▸ Work instructions
Begin with the line holding "Write a web", end with the line holding "const gain = [17.5, 17.75, 17.95, 17.95, 17.7, 17.5];", and repeat every line in between exactly, without pictures.

▸ Dataset rows
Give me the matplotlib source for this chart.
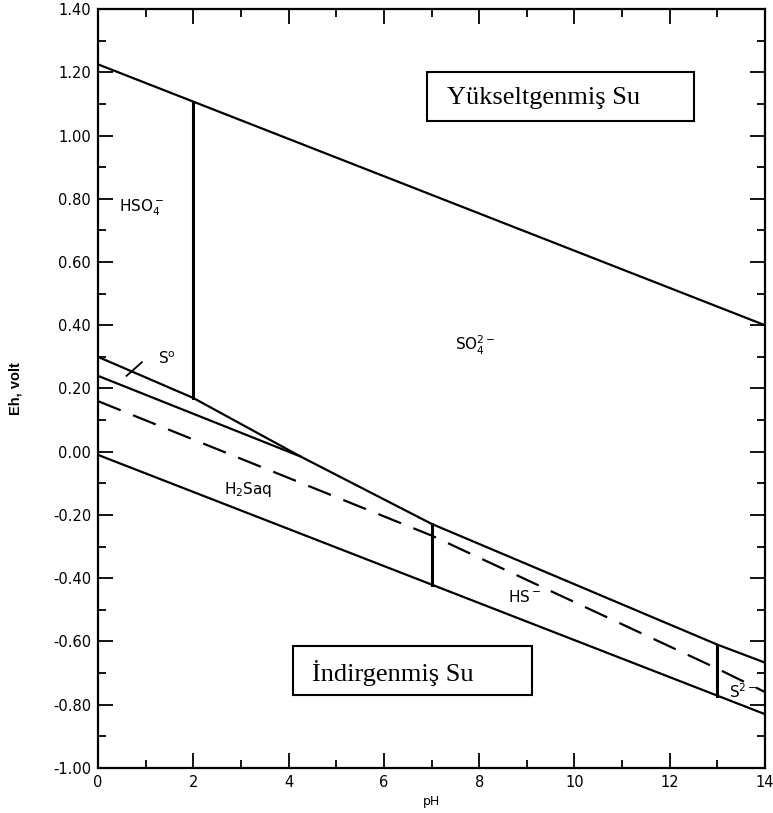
import numpy as np
import matplotlib
matplotlib.use('agg')
from matplotlib import pyplot as plt
from matplotlib.patches import Rectangle
from matplotlib.ticker import MultipleLocator, FormatStrFormatter

# ====================================
# Eh-pH diagram data (S-O-H system)
# ====================================
ph_water = [0, 14]
eh_o2 = [1.225, 0.40]      # upper water stability limit
eh_h2 = [-0.01, -0.83]     # lower water stability limit

ph_sulfate = [0, 2, 4.25, 7, 13, 14]
eh_sulfate = [0.30, 0.17, -0.015, -0.228, -0.61, -0.667]

ph_s0 = [0, 4.25]
eh_s0 = [0.24, -0.015]

ph_dash = [0, 7, 13, 14]
eh_dash = [0.16, -0.265, -0.686, -0.76]

ph_bounds = [2, 7, 13]     # vertical species boundaries

species = ["HSO$_4^-$", "SO$_4^{2-}$", "S$^{\\mathrm{o}}$", "H$_2$Saq", "HS$^-$", "S$^{2-}$"]
species_ph = [0.45, 7.5, 1.25, 2.65, 8.6, 13.25]
species_eh = [0.77, 0.335, 0.295, -0.12, -0.46, -0.76]

plt.rcParams['axes.unicode_minus'] = False
plt.rcParams['font.family'] = 'DejaVu Sans'

fig = plt.figure(figsize=(7.73, 8.13), dpi=100)
ax = fig.add_axes([0.1268, 0.0554, 0.8629, 0.9335])

lw = 1.6
ax.plot(ph_water, eh_o2, color='black', lw=lw)
ax.plot(ph_water, eh_h2, color='black', lw=lw)
ax.plot(ph_sulfate, eh_sulfate, color='black', lw=lw)
ax.plot(ph_s0, eh_s0, color='black', lw=lw)
ax.plot(ph_dash, eh_dash, color='black', lw=lw, dashes=(11, 6))

# vertical boundaries
for p in ph_bounds:
    top = np.interp(p, ph_sulfate, eh_sulfate)
    bot = np.interp(p, ph_water, eh_h2)
    if p == 2:
        top = np.interp(p, ph_water, eh_o2)
        bot = np.interp(p, ph_sulfate, eh_sulfate)
    ax.plot([p, p], [bot, top], color='black', lw=2.2)

# leader mark for S0 field
ax.plot([0.6, 0.92], [0.24, 0.283], color='black', lw=1.3)

for lab, x, y in zip(species, species_ph, species_eh):
    ax.text(x, y, lab, fontsize=11, va='center', ha='left')

# water boxes
ax.add_patch(Rectangle((6.9, 1.047), 5.6, 0.153, fill=False, ec='black', lw=1.5, zorder=5))
ax.text(7.33, 1.12, "Yükseltgenmiş Su", fontsize=19, family='Liberation Serif',
        va='center', ha='left')
ax.add_patch(Rectangle((4.09, -0.768), 5.02, 0.155, fill=False, ec='black', lw=1.5, zorder=5))
ax.text(4.5, -0.7, "İndirgenmiş Su", fontsize=19, family='Liberation Serif',
        va='center', ha='left')

ax.set_xlim(0, 14)
ax.set_ylim(-1.0, 1.4)
ax.xaxis.set_major_locator(MultipleLocator(2))
ax.xaxis.set_minor_locator(MultipleLocator(1))
ax.yaxis.set_major_locator(MultipleLocator(0.2))
ax.yaxis.set_minor_locator(MultipleLocator(0.1))
ax.yaxis.set_major_formatter(FormatStrFormatter('%.2f'))

ax.tick_params(which='both', direction='in', top=True, right=True, width=1.3)
ax.tick_params(which='major', length=11, labelsize=10.5, pad=5)
ax.tick_params(which='minor', length=6)
for s in ax.spines.values():
    s.set_linewidth(1.6)

ax.set_xlabel("pH", fontsize=9, labelpad=4)
ax.set_ylabel("Eh, volt", fontsize=10.5, fontweight='bold', family='Liberation Sans', labelpad=22)

plt.savefig('out.png', dpi=100)
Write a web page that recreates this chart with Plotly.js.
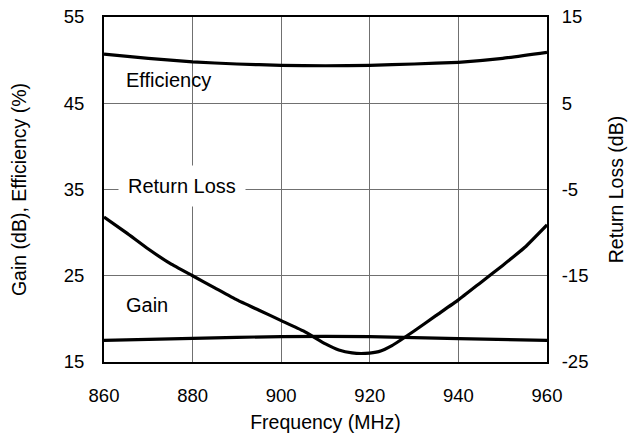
<!DOCTYPE html>
<html>
<head>
<meta charset="utf-8">
<script src="https://cdn.plot.ly/plotly-3.0.1.min.js"></script>
<style>html,body{margin:0;padding:0;background:#fff;}#chart{width:636px;height:440px;}</style>
</head>
<body>
<div id="chart"></div>
<script>
// Data
const freqTicks = [860, 880, 900, 920, 940, 960];
const leftTicks = [15, 25, 35, 45, 55];
const rightTicks = [-25, -15, -5, 5, 15];

const freqEff = [860, 870, 880, 890, 900, 910, 920, 930, 940, 950, 960];
const efficiency = [50.7, 50.2, 49.8, 49.55, 49.4, 49.35, 49.4, 49.55, 49.75, 50.2, 50.9];

const freqGain = [860, 880, 900, 920, 940, 960];
const gain = [17.5, 17.75, 17.95, 17.95, 17.7, 17.5];

const freqRL = [860, 865, 870, 875, 880, 885, 890, 895, 900, 905, 910, 913, 916, 919, 922, 925, 930, 935, 940, 945, 950, 955, 960];
const returnLoss = [-8.2, -10.0, -11.9, -13.6, -15.0, -16.4, -17.8, -19.0, -20.2, -21.4, -22.9, -23.6, -23.95, -24.0, -23.8, -23.1, -21.4, -19.6, -17.8, -15.8, -13.8, -11.7, -9.1];

const FONT = '"Liberation Sans", Arial, Helvetica, sans-serif';
const lineStyle = {color: '#000', width: 3.2, shape: 'spline', smoothing: 0.4};

const traces = [
  {x: freqEff, y: efficiency, type: 'scatter', mode: 'lines', name: 'Efficiency', line: lineStyle, yaxis: 'y'},
  {x: freqGain, y: gain, type: 'scatter', mode: 'lines', name: 'Gain', line: lineStyle, yaxis: 'y'},
  {x: freqRL, y: returnLoss, type: 'scatter', mode: 'lines', name: 'Return Loss', line: lineStyle, yaxis: 'y2'}
];

const axisCommon = {
  showline: true, linecolor: '#000', linewidth: 2, mirror: true,
  ticks: '', zeroline: false,
  gridcolor: '#707070', gridwidth: 1,
  tickfont: {family: FONT, size: 18.5, color: '#000'}
};

const layout = {
  width: 636, height: 440,
  margin: {l: 104, r: 89, t: 17, b: 78, pad: 0},
  paper_bgcolor: '#fff', plot_bgcolor: '#fff',
  showlegend: false,
  font: {family: FONT, color: '#000'},
  xaxis: Object.assign({}, axisCommon, {
    range: [860, 960], tickvals: freqTicks, ticktext: freqTicks.map(String),
    showgrid: true, ticklabelstandoff: 16,
    title: {text: 'Frequency (MHz)', font: {family: FONT, size: 19.5, color: '#000'}, standoff: 10}
  }),
  yaxis: Object.assign({}, axisCommon, {
    range: [15, 55], tickvals: leftTicks, ticktext: leftTicks.map(String),
    showgrid: true, ticklabelstandoff: 14,
    title: {text: 'Gain (dB), Efficiency (%)', font: {family: FONT, size: 19.5, color: '#000'}, standoff: 32}
  }),
  yaxis2: Object.assign({}, axisCommon, {
    range: [-25, 15], tickvals: rightTicks, ticktext: rightTicks.map(String),
    overlaying: 'y', side: 'right', showgrid: false, mirror: false, ticklabelstandoff: 9,
    title: {text: 'Return Loss (dB)', font: {family: FONT, size: 19.5, color: '#000'}, standoff: 22}
  }),
  annotations: [
    {x: 864.5, y: 47.7, xref: 'x', yref: 'y', text: 'Efficiency', showarrow: false, xanchor: 'left', yanchor: 'middle',
     font: {family: FONT, size: 20, color: '#000'}},
    {x: 863.2, y: 35.4, xref: 'x', yref: 'y', text: 'Return Loss', showarrow: false, xanchor: 'left', yanchor: 'middle',
     bgcolor: '#fff', borderpad: 9, font: {family: FONT, size: 20, color: '#000'}},
    {x: 864.5, y: 21.6, xref: 'x', yref: 'y', text: 'Gain', showarrow: false, xanchor: 'left', yanchor: 'middle',
     font: {family: FONT, size: 20, color: '#000'}}
  ]
};

Plotly.newPlot('chart', traces, layout, {displayModeBar: false, staticPlot: true});
</script>
</body>
</html>
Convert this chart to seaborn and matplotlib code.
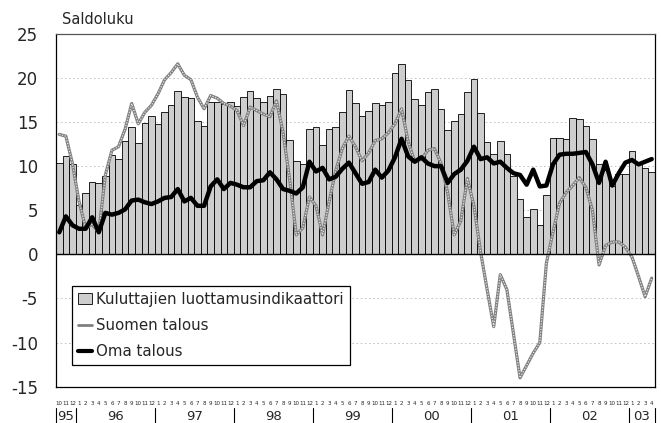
import matplotlib
matplotlib.use("Agg")
import matplotlib.pyplot as plt
import seaborn as sns
import pandas as pd
from matplotlib.patches import Patch
from matplotlib.lines import Line2D

# --- data (monthly, 10/1995 - 4/2003) ---
month_labels = ["10", "11", "12"] + [str(m) for m in range(1, 13)] * 7 + ["1", "2", "3", "4"]
year_labels = ["95", "96", "97", "98", "99", "00", "01", "02", "03"]
year_lengths = [3, 12, 12, 12, 12, 12, 12, 12, 4]

kuluttajat = [
    10.3, 11.2, 10.2, 5.6, 6.9, 8.2, 8.1, 8.9, 11.3, 10.8, 12.8, 14.4,
    12.6, 14.9, 15.7, 14.8, 16.1, 16.9, 18.5, 17.8, 17.7, 15.1, 14.5, 17.3,
    17.3, 17.0, 17.3, 16.8, 17.8, 18.5, 17.7, 17.3, 17.9, 18.8, 18.2, 13.0,
    10.6, 10.2, 14.2, 14.4, 12.4, 14.2, 14.4, 16.1, 18.6, 17.2, 15.7, 16.3,
    17.2, 16.9, 17.3, 20.6, 21.6, 19.8, 17.6, 16.9, 18.4, 18.7, 16.5, 14.1,
    15.1, 15.9, 18.4, 19.9, 16.0, 12.7, 11.4, 12.9, 11.4, 8.9, 6.3, 4.2,
    5.1, 3.3, 6.7, 13.2, 13.2, 13.1, 15.5, 15.4, 14.6, 13.1, 10.2, 9.6,
    7.8, 9.1, 9.1, 11.7, 10.3, 9.8, 9.3,
]
suomen = [
    13.6, 13.4, 10.3, 6.0, 3.0, 3.4, 2.5, 9.0, 11.8, 12.2, 14.2, 17.1,
    14.8, 16.1, 16.9, 18.2, 19.8, 20.6, 21.6, 20.3, 19.8, 17.8, 16.5, 18.0,
    17.7, 17.1, 16.8, 16.3, 14.6, 16.7, 16.3, 15.9, 15.6, 17.4, 13.8, 8.5,
    2.2, 3.0, 6.5, 5.5, 2.2, 6.0, 9.5, 12.0, 13.4, 12.2, 10.6, 11.5,
    12.9, 13.1, 13.8, 14.8, 16.5, 12.8, 10.5, 10.8, 11.8, 12.0, 10.3, 7.0,
    2.2, 3.8, 8.6, 5.5, 0.3, -4.0, -8.2, -2.3, -4.0, -9.0, -14.0, -12.6,
    -11.2, -10.0, -1.0, 2.5, 5.8, 7.0, 7.8, 8.7, 7.6, 5.0, -1.2, 1.0,
    1.4, 1.4, 0.8, -0.3, -2.5, -4.8, -2.7,
]
oma = [
    2.5, 4.3, 3.3, 2.9, 2.9, 4.2, 2.5, 4.7, 4.5, 4.7, 5.1, 6.1,
    6.2, 5.9, 5.7, 6.0, 6.4, 6.5, 7.4, 6.0, 6.4, 5.5, 5.5, 7.7,
    8.5, 7.4, 8.1, 7.9, 7.6, 7.6, 8.3, 8.4, 9.3, 8.5, 7.4, 7.2,
    6.9, 7.6, 10.5, 9.4, 9.8, 8.5, 8.8, 9.7, 10.4, 9.2, 8.0, 8.2,
    9.6, 8.7, 9.5, 11.0, 13.1, 11.1, 10.5, 11.0, 10.3, 10.0, 10.0, 8.1,
    9.1, 9.6, 10.6, 12.2, 10.8, 11.0, 10.3, 10.5, 9.8, 9.2, 9.0, 7.9,
    9.6, 7.7, 7.8, 10.2, 11.3, 11.4, 11.4, 11.5, 11.6, 10.2, 8.1, 10.5,
    7.8, 9.2, 10.4, 10.7, 10.2, 10.5, 10.8,
]

df = pd.DataFrame({
    "idx": range(len(kuluttajat)),
    "kuluttajat": kuluttajat,
    "suomen": suomen,
    "oma": oma,
})

sns.set_theme(style="white")
plt.rcParams["font.family"] = ["Liberation Sans Narrow", "DejaVu Sans"]
plt.rcParams["axes.unicode_minus"] = False

fig = plt.figure(figsize=(6.61, 4.23), dpi=100)
ax = fig.add_axes([0.0847, 0.086, 0.9062, 0.834])

bar_color = "#cecece"
sns.barplot(data=df, x="idx", y="kuluttajat", color=bar_color, saturation=1,
            width=1.0, edgecolor="black", linewidth=0.6, ax=ax, zorder=2)

# Suomen talous: grey "stippled" line
sns.lineplot(data=df, x="idx", y="suomen", color="#808080", linewidth=2.3, ax=ax, zorder=3)
ax.plot(df["idx"], df["suomen"], color="#e6e6e6", linewidth=0.9,
        dashes=(1, 1.2), zorder=4)
# Oma talous: thick black line
sns.lineplot(data=df, x="idx", y="oma", color="black", linewidth=3.2, ax=ax, zorder=5)

ax.axhline(0, color="black", linewidth=1.0, zorder=6)

ax.set_xlim(-0.5, len(kuluttajat) - 0.5)
ax.set_ylim(-15, 25)
ax.set_yticks(range(-15, 30, 5))
ax.set_yticklabels([str(v) for v in range(-15, 30, 5)], fontsize=12)
ax.yaxis.grid(True, color="#bbbbbb", linestyle=(0, (2, 3)), linewidth=0.6)
ax.set_axisbelow(True)
ax.tick_params(axis="y", length=0, pad=13)

ax.set_xticks(range(len(month_labels)))
ax.set_xticklabels(month_labels, fontsize=4.0)
ax.tick_params(axis="x", length=0, pad=10)
ax.set_xlabel("")
ax.set_ylabel("")

for s in ax.spines.values():
    s.set_visible(True)
    s.set_color("black")
    s.set_linewidth(0.9)
ax.spines["top"].set_color("#555555")

# year labels and separators under the month labels
trans = ax.get_xaxis_transform()
start = 0
for lab, n in zip(year_labels, year_lengths):
    ax.plot([start - 0.5, start - 0.5], [-0.062, -0.11], transform=trans,
            color="black", linewidth=0.8, clip_on=False)
    ax.text(start + (n - 1) / 2, -0.066, lab, transform=trans, ha="center",
            va="top", fontsize=9.5)
    start += n
ax.plot([start - 0.5, start - 0.5], [-0.062, -0.11], transform=trans,
        color="black", linewidth=0.8, clip_on=False)

fig.text(0.094, 0.955, "Saldoluku", fontsize=10.5, ha="left", va="center")

handles = [
    Patch(facecolor=bar_color, edgecolor="black", linewidth=0.6),
    Line2D([], [], color="#808080", linewidth=2.0),
    Line2D([], [], color="black", linewidth=3.0),
]
labels = ["Kuluttajien luottamusindikaattori", "Suomen talous", "Oma talous"]
leg = ax.legend(handles, labels, loc="lower left", bbox_to_anchor=(0.015, 0.04),
                fontsize=10.8, frameon=True, fancybox=False, edgecolor="black",
                handlelength=0.9, handletextpad=0.3, borderpad=0.4,
                labelspacing=0.75, framealpha=1)
leg.get_frame().set_linewidth(0.9)

plt.savefig("out.png", dpi=100)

▸ Correct answer
Write a web page that recreates this chart with Plotly.js.
<!DOCTYPE html>
<html>
<head>
<meta charset="utf-8">
<script src="https://cdn.plot.ly/plotly-3.0.1.min.js"></script>
<style>html,body{margin:0;padding:0;background:#fff;}#chart{width:636px;height:440px;}</style>
</head>
<body>
<div id="chart"></div>
<script>
// Data
const freqTicks = [860, 880, 900, 920, 940, 960];
const leftTicks = [15, 25, 35, 45, 55];
const rightTicks = [-25, -15, -5, 5, 15];

const freqEff = [860, 870, 880, 890, 900, 910, 920, 930, 940, 950, 960];
const efficiency = [50.7, 50.2, 49.8, 49.55, 49.4, 49.35, 49.4, 49.55, 49.75, 50.2, 50.9];

const freqGain = [860, 880, 900, 920, 940, 960];
const gain = [17.5, 17.75, 17.95, 17.95, 17.7, 17.5];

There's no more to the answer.